The Ministry of Culture and Information Policy of Ukraine made this announcement.

“The case of the so-called ‘Scythian Gold’ is significant both for the history of museum affairs and international legal practice. Observers from other countries have been closely monitoring the process. I believe they will also analyze how such decisions are made and what role national and international legislation plays in this matter. The final verdict has already been issued,” stated Kateryna Chuyeva, the Deputy Minister of Culture and Information Policy.

The legal dispute over the “Scythian Gold” sets a precedent in modern museum affairs and jurisprudence. It stands as one of the first completed legal cases related to Russia’s armed aggression in Ukraine, which began after the annexation of Ukrainian Crimea and eastern regions in 2014.
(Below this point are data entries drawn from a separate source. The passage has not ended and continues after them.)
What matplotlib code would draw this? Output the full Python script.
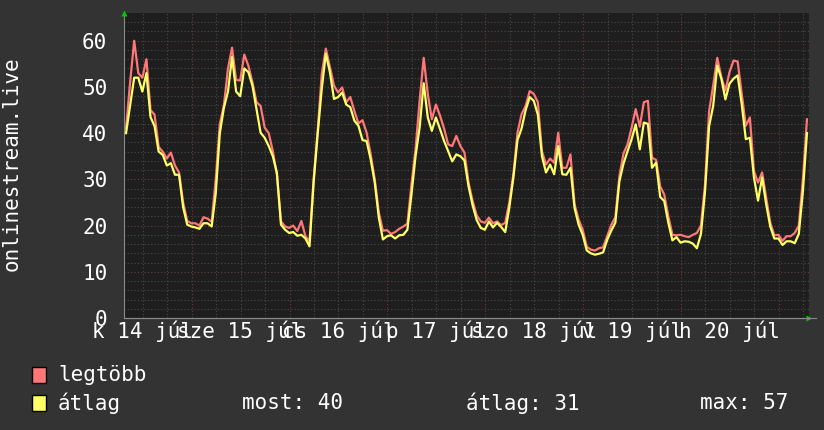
import numpy as np
import matplotlib
matplotlib.use("Agg")
import matplotlib.pyplot as plt
import matplotlib.transforms as mtransforms
from matplotlib.patches import Rectangle

# ---------------- data (hourly samples, one week) ----------------
legtobb = [41, 51, 60, 53, 52, 56, 45, 44, 37, 36, 34.5, 35.8, 33, 31.5, 25, 21,
           20.5, 20.5, 20, 21.8, 21.5, 20.8, 30, 42, 46, 54, 58.5, 51.5,
           51.4, 57, 54.6, 51, 46.7, 45.9, 41.2, 40, 36.1, 31, 20.9, 19.8, 19.5,
           20, 18.8, 21, 17.7, 16.6, 30, 40.5, 52.8, 58.3, 54.3, 50.3, 48.8,
           49.9, 46.7, 47.8,
           44.8, 42.1, 42.8, 40.1, 35.4, 30, 22.8, 18.9, 19, 18.2, 18.6, 19.3,
           19.8, 20.4, 28.9, 36.5, 47, 56.3, 48.5, 43, 46.2, 43.8, 41, 37.6,
           37.2, 39.4, 37.2, 35.8,
           29.3, 25.3, 22.2, 20.9, 20.6, 21.7, 20.5, 20.9, 20.1, 20.6, 25, 31.1,
           40.1, 44.1, 45.9, 49.1, 48.5, 46.7, 36.1, 33.2, 34.5, 33.6, 40.1,
           32.5, 32.5, 35.4, 24.6, 21.3,
           19.1, 15.4, 14.8, 14.6, 15.1, 15.3, 17.7, 20.1, 21.8, 30.7, 35.6,
           37.6, 41.2, 45.2, 41.4, 46.7, 47, 34.7, 34.2, 28.5, 26.7, 22, 18,
           17.9, 18, 17.7, 17.5, 18,
           18.4, 20, 28.9, 44.8, 50.3, 56.3, 52.1, 49.2, 53.2, 55.7, 55.5, 48.5,
           41.6, 43.4, 31.8, 29.3, 31.5, 26, 20.6, 17.9, 18, 16.7, 17.7, 17.7,
           18.4, 20, 30, 43]

atlag = [40, 46, 52, 52, 49, 53, 43.5, 41.5, 36, 35.3, 33, 33.5, 31, 31, 24,
         20.2, 19.8, 19.6, 19.3, 20.5, 20.5, 19.8, 27, 40, 45.5, 49, 56.5, 49,
         48, 54, 53.2, 50.3, 45.2, 40.1, 39, 37.2, 35, 31.4, 20.2, 19.1, 18.4,
         18.6, 17.8, 18, 17.2, 15.5, 29.3, 39.8, 49.6, 57.2, 53.2, 47.4, 47.8,
         48.8, 46.2, 45.6,
         42.7, 41.6, 38.5, 38.3, 34.3, 29.3, 21.7, 17, 17.7, 17.9, 17.2, 17.9,
         18, 19.1, 26.7, 35, 41.2, 50.8, 43.4, 40.5, 43.4, 40.9, 38.3, 36.1,
         33.9, 35.4, 35, 34.1,
         28.5, 24.4, 21.2, 19.5, 19.1, 20.9, 19.6, 20.6, 19.7, 18.6, 23.9, 30.4,
         38.5, 41, 45, 47.8, 47, 44, 35, 31.5, 33.2, 31.1, 37.2, 31.1, 31,
         32.5, 23.8, 20.2,
         18, 14.6, 14, 13.7, 13.9, 14.2, 16.9, 18.9, 20.6, 29.6, 33.4, 36.1,
         38.7, 41.9, 36.5, 42.3, 42, 32.5, 33.6, 26.2, 25.3, 20.6, 16.8, 17.5,
         16.3, 16.6, 16.5, 16.1,
         15.1, 18.2, 27.4, 41.5, 45.9, 54.6, 51.8, 47.3, 50.7, 51.8, 52.5, 46.3,
         38.7, 39, 30.4, 25.4, 30.4, 24.6, 19.8, 17.2, 17.2, 15.8, 16.6, 16.6,
         16.2, 18.2, 27.4, 40]

first_midnight = 16.6          # hours after the first sample
day_labels = ["k 14 júl", "sze 15 júl", "cs 16 júl", "p 17 júl",
              "szo 18 júl", "v 19 júl", "h 20 júl"]
y_ticks = [0, 10, 20, 30, 40, 50, 60]
series_names = ["legtöbb", "átlag"]
stat_names = ["most", "átlag", "max"]
stat_values = [40, 31, 57]
title_left = "onlinestream.live"

# ---------------- style ----------------
W, H = 824, 430
BG = "#333333"
CANVAS = "#1e1e1e"
RED = "#ff7777"
YEL = "#ffff66"
TXT = "#ffffff"
MINOR = "#4a4a4a"
MAJOR = "#6e3a3a"
FONT = "DejaVu Sans Mono"

plt.rcParams["font.family"] = [FONT, "DejaVu Sans"]

fig = plt.figure(figsize=(W / 100, H / 100), dpi=100, facecolor=BG)
left, right, top, bottom = 124, 809, 13, 318
ax = fig.add_axes([left / W, 1 - bottom / H, (right - left) / W, (bottom - top) / H])
ax.set_facecolor(CANVAS)

n = len(atlag)
hours = np.arange(n) + 0.5
ax.set_xlim(0, n)
ax.set_ylim(0, 66)

# grid
dot = (0, (1, 2))
for h in np.arange(first_midnight - 12, n, 6):
    if h <= 0:
        continue
    is_major = abs(((h - first_midnight) / 24) - round((h - first_midnight) / 24)) < 1e-6
    ax.axvline(h, color=MAJOR if is_major else MINOR, lw=0.8, ls=dot, zorder=1)
for v in np.arange(2, 66, 2):
    ax.axhline(v, color=MAJOR if v % 10 == 0 else MINOR, lw=0.8, ls=dot, zorder=1)

# series
ax.plot(hours, legtobb, color=RED, lw=1.6, zorder=3)
ax.plot(hours, atlag, color=YEL, lw=1.6, zorder=4)

# axes
for s in ["top", "right"]:
    ax.spines[s].set_visible(False)
for s in ["left", "bottom"]:
    ax.spines[s].set_color("#8a8a8a")
    ax.spines[s].set_linewidth(0.8)
ax.set_yticks(y_ticks)
ax.set_yticklabels([str(t) for t in y_ticks])
ax.tick_params(axis="y", length=0, pad=12, labelsize=15, labelcolor=TXT)
ax.set_xticks([])

# day labels centred on noon
xtrans = mtransforms.offset_copy(ax.get_xaxis_transform(), fig=fig, y=-20, units="dots")
for i, lab in enumerate(day_labels):
    ax.text(first_midnight - 12 + 24 * i, 0, lab, transform=xtrans, ha="center",
            va="baseline", fontsize=15, color=TXT, clip_on=False)

# green arrows
ax.plot([0], [1.0], transform=ax.transAxes, marker="^", color="#00cc00", ms=5,
        clip_on=False, zorder=5, mec="none")
ax.plot([1.0], [0], transform=ax.transAxes, marker=">", color="#00cc00", ms=5,
        clip_on=False, zorder=5, mec="none")
ax.plot([0, 1.01], [0, 0], transform=ax.transAxes, color="#8a8a8a", lw=0.8,
        clip_on=False, zorder=5)

# vertical title
fig.text(12 / W, 1 - 164 / H, title_left, rotation=90, ha="center", va="center",
         fontsize=15, color=TXT)

# legend
rows_y = [375, 403]
colors = [RED, YEL]
for name, col, yc in zip(series_names, colors, rows_y):
    fig.patches.append(Rectangle((32 / W, 1 - (yc + 8) / H), 14 / W, 16 / H,
                                 transform=fig.transFigure, facecolor=col,
                                 edgecolor="black", lw=1))
    fig.text(58 / W, 1 - yc / H, name, ha="left", va="center", fontsize=15, color=TXT)
for name, val, xs in zip(stat_names, stat_values, [242, 466, 700]):
    fig.text(xs / W, 1 - rows_y[1] / H, f"{name}: {val}", ha="left", va="center",
             fontsize=15, color=TXT)

fig.savefig("out.png", dpi=100, facecolor=BG)
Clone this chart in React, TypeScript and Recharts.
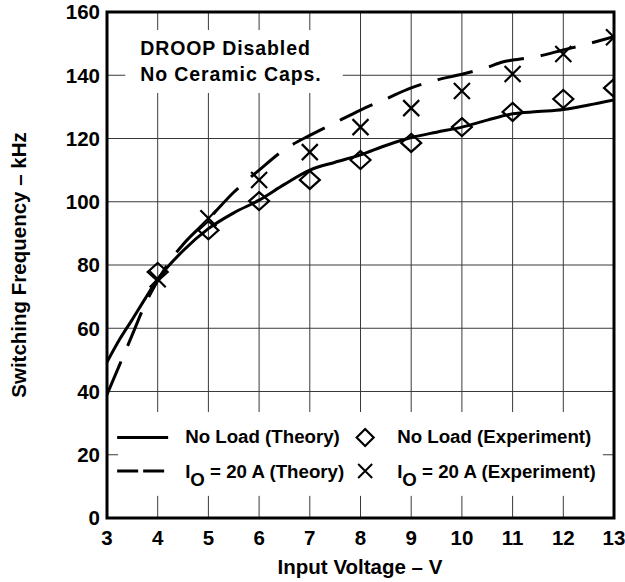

In 2013, several months before Russia’s invasion of Ukraine, the exhibition “Crimea: The Golden Island in the Black Sea” debuted at the LVR-Landesmuseum in Bonn, Germany. The Ukrainian Institute of Archaeology NAS contributed its collections from four Crimean museums and the National Museum of Ukrainian History to the exhibition.

Subsequently, in January 2014, the “Scythian Gold” was transported to the Allard Pierson Museum in Amsterdam. After the occupation of Crimea, Russia demanded the immediate return of the collection to the museums under its control, attempting to appropriate Ukraine’s invaluable national heritage. Upon refusal, the Russian side initiated protracted legal proceedings, which spanned nearly 9 years.

In early July 2023, the Supreme Court of the Netherlands upheld numerous lower court decisions in favor of Ukraine. Over 400 unique objects of cultural heritage were ruled to be repatriated to their homeland.

According to UNESCO, Russian occupiers pillaged hundreds of Ukrainian museums in the occupied territories of Ukraine. Numerous artifacts, valuables, and art objects were seized and are now displayed as part of Russian history and culture.